SHORT PROBLEM
Work through the material below and count the lines holding the word "this"; give that count and nothing more.

RECORDS TO USE
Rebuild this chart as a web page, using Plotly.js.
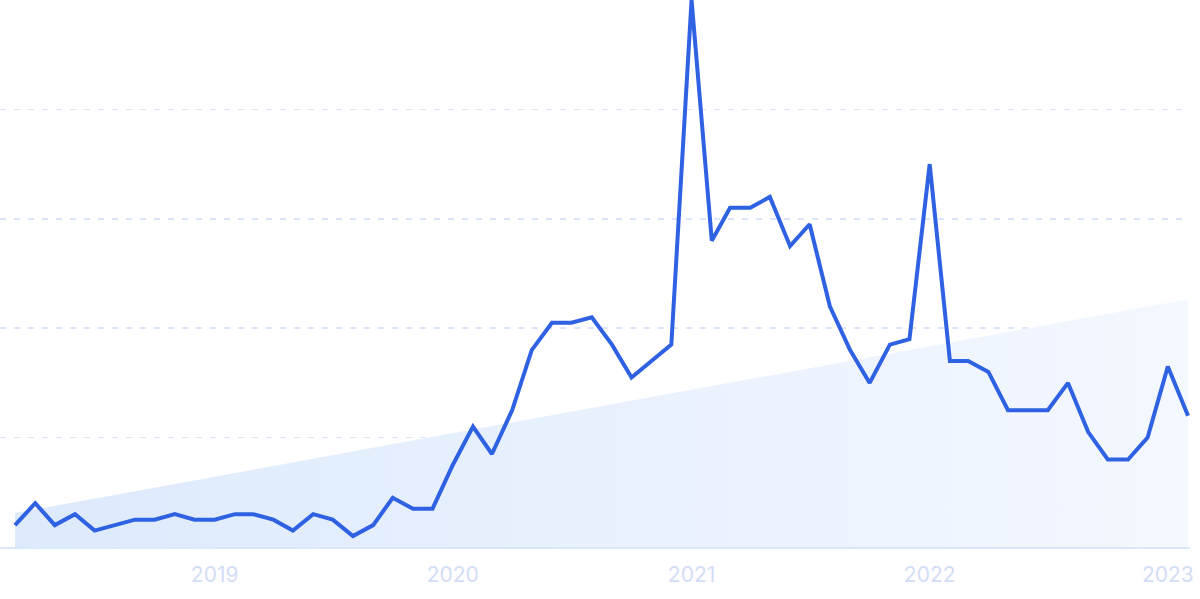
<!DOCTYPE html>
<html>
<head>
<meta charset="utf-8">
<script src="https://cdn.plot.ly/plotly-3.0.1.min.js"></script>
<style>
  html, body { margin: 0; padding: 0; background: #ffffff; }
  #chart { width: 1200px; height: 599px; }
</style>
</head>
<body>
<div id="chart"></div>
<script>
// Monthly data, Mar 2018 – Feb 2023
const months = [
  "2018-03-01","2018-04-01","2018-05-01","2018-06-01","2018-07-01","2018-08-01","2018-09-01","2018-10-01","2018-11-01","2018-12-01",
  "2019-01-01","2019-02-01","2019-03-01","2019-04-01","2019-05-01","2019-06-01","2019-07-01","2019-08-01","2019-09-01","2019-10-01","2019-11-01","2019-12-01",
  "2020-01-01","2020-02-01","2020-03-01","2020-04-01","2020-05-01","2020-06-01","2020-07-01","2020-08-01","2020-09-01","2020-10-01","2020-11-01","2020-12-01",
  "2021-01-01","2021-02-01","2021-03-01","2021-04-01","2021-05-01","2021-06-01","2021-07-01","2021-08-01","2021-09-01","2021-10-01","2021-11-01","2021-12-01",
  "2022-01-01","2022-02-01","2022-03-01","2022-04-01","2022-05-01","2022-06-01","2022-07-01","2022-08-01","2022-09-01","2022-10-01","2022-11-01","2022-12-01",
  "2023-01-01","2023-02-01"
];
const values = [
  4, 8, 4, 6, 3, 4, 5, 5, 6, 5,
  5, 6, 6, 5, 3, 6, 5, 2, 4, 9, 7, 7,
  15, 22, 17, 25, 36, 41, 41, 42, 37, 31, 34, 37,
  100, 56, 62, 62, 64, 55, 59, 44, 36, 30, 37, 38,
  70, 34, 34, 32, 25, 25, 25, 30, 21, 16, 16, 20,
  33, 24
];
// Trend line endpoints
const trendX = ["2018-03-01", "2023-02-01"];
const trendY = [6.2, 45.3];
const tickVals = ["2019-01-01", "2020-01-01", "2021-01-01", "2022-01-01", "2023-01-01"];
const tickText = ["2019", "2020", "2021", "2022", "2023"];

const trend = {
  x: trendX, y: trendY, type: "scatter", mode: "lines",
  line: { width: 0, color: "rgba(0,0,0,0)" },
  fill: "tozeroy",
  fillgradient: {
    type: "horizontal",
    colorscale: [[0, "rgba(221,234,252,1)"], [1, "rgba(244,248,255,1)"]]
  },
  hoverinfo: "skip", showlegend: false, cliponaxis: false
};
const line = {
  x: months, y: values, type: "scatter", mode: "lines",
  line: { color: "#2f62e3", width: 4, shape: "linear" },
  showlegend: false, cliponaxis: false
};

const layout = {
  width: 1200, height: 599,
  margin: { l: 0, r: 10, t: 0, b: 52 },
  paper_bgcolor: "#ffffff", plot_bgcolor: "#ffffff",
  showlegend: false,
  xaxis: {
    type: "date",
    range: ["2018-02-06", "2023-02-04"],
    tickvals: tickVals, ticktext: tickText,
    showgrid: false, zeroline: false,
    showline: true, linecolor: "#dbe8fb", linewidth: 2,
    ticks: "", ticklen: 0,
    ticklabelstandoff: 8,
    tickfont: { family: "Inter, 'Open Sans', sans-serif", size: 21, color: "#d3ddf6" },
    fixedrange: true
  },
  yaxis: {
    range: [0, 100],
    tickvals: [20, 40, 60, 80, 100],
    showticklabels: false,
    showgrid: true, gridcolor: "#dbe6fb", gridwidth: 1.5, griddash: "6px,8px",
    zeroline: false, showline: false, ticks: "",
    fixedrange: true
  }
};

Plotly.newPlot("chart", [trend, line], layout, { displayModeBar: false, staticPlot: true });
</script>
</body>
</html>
---
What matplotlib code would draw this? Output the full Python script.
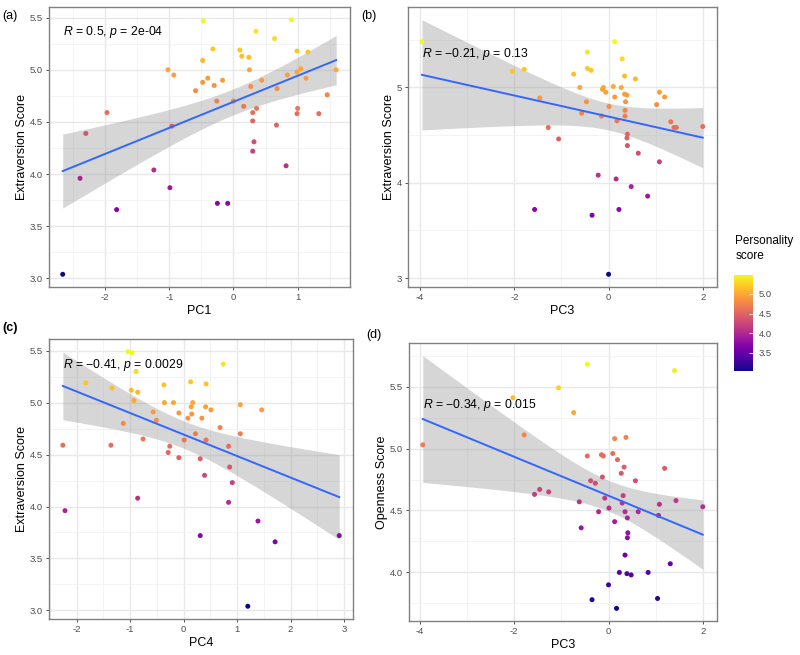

WRITTEN SOLUTION
2